= English auction =

Type of dynamic auction

Auction Room, Christie's

An English auction is an open-outcry ascending dynamic auction. It proceeds as follows.
- The auctioneer opens the auction by announcing a suggested opening bid, a starting price, or a reserve for the item on sale.
- Then the auctioneer accepts increasingly higher bids from the floor and sometimes from other sources, for example online or telephone bids. The auctioneer usually determines the minimum increment of bids, often making them larger as bidding reaches higher levels.
- The highest bidder at any given moment is considered to have the standing bid, which can only be displaced by a higher bid from a competing buyer.
- If no competing bidder challenges the standing bid within the time allowed by the auctioneer, the standing bid becomes the winner, and the item is sold to the highest bidder at a price equal to their bid.
- If no bidder accepts the starting price, the auctioneer either begins to lower the starting price in increments, or bidders are allowed to bid prices lower than the starting price, or the item is not sold at all, according to the wishes of the seller or protocols of the auction house.

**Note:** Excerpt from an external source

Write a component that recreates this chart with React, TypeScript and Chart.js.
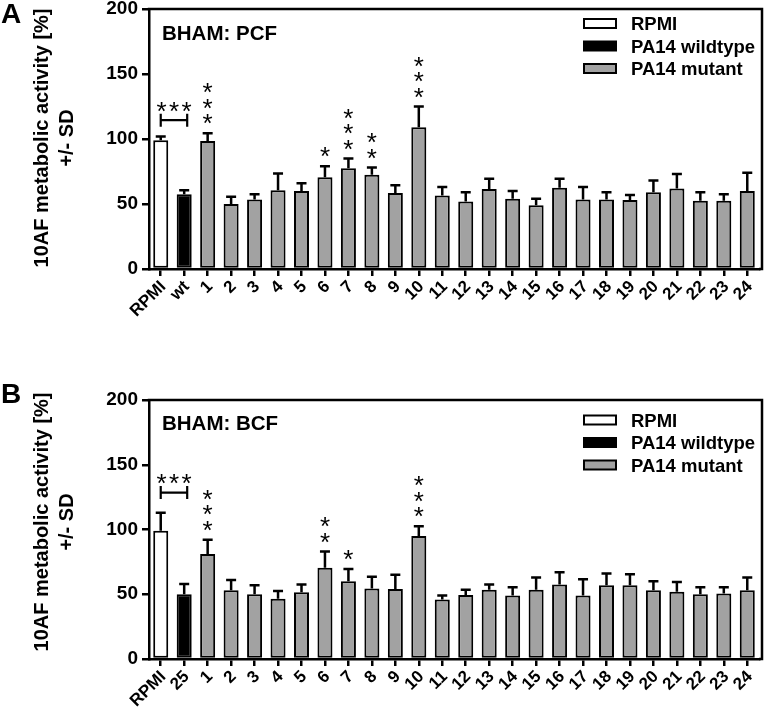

The English auction is different from other auction systems in its most essential feature: the public bidding process can transmit information to bidders in real-time because it can potentially realize the sharing of private information. By introducing the common value factor, the English auction has a revenue advantage: each bidder's private information about the common value is valuable information to the other bidders, and this information is disclosed during the public bidding process.

Unlike sealed-bid auctions (such as first-price sealed-bid auction or Vickrey auction), an English auction is "open" or fully transparent, as the identity (or at least the existence) of all bidders and their bids is disclosed to each other during the auction.
More generally, an auction mechanism is considered "English" if it involves an iterative process of adjusting the price in a direction that is unfavorable to the bidders (increasing in price if the item is being sold to competing buyers or decreasing in price in a reverse auction with competing sellers). In contrast, a Dutch auction would adjust the price in a direction that favored the bidders (lowering the price if the item is being sold to competing buyers, increasing it, if it is a reverse auction).

When the auction involves a single item for sale and each participant has as an independent private value for the item auctioned, the expected payment and expected revenues of an English auction is theoretically equivalent to that of the Vickrey auction, and both mechanisms have weakly dominant strategies. Both the Vickrey and English auction, although very different procedurally, award the item to the bidder with the highest value at a price equal to the value of the second highest bidder.

==Variations==

There are many variations on this auction system. Sometimes, the reserve price is not revealed. Also, bids may be made with signals instead of being called out. Such signals can include tugging an ear or raising a bidding paddle. Another variation on the English auction is the open-exit auction, where the bidders must announce that they are dropping out of the bidding and they cannot re-enter.
In France, when the last bid has been made in an auction for an art object, a representative of the state can say "Préemption de l'état" ("Pre-emption of the state") and buy the object for the highest bid. Some housing cooperatives similarly allow members of the cooperative to pre-empt any buyer of a house constructed by the cooperative.

===Scottish auction===
In a Scottish auction (or also time-interval auction), all bidding should be completed within a certain time interval. This ruling provides the bidders an appropriate amount of time for consideration. Speed is not important in this type of auction.

===Candle auction===
A candle auction is a variation in which the end of the auction is signaled by the expiration of a candle flame. This was intended to ensure that no one could know exactly when the auction would end and make a last-second bid.

===Japanese auction===
A Japanese auction is a variant in which the current price changes continuously according to the auctioneer's clock, rather than by bidders' outcries. Bidders can only decide if and when to exit the arena. At first glance, this seems equivalent to English auction: apparently, in an English auction, it is a dominant strategy for each buyer whose price is above the displayed price, to always bid the minimal allowed increment (e.g. one cent) above the displayed price, so the price should increase continuously. However, in real-life English auctions, jump bidding is often observed: buyers increase the displayed price much more than the minimal allowed increment. By its nature, jump-bidding is not possible in a Japanese auction. This may be seen as either an advantage or a disadvantage of the English auction format.

===Selling more than one item===
The English auction has variants for selling
multiple identical items or multiple different items.

===Vickrey auction===
Vickrey auction is also known as second-price sealed-bid auction. None of the bidders know what the other is offering. The bidder with the highest price wins, but only pays the value of the next highest bid. The most important feature of these auctions is that each bidder's winning strategy is to bid according to their true valuation of the item; this auction mechanism is thus incentive-compatible. It is also a Pareto efficient allocation mechanism.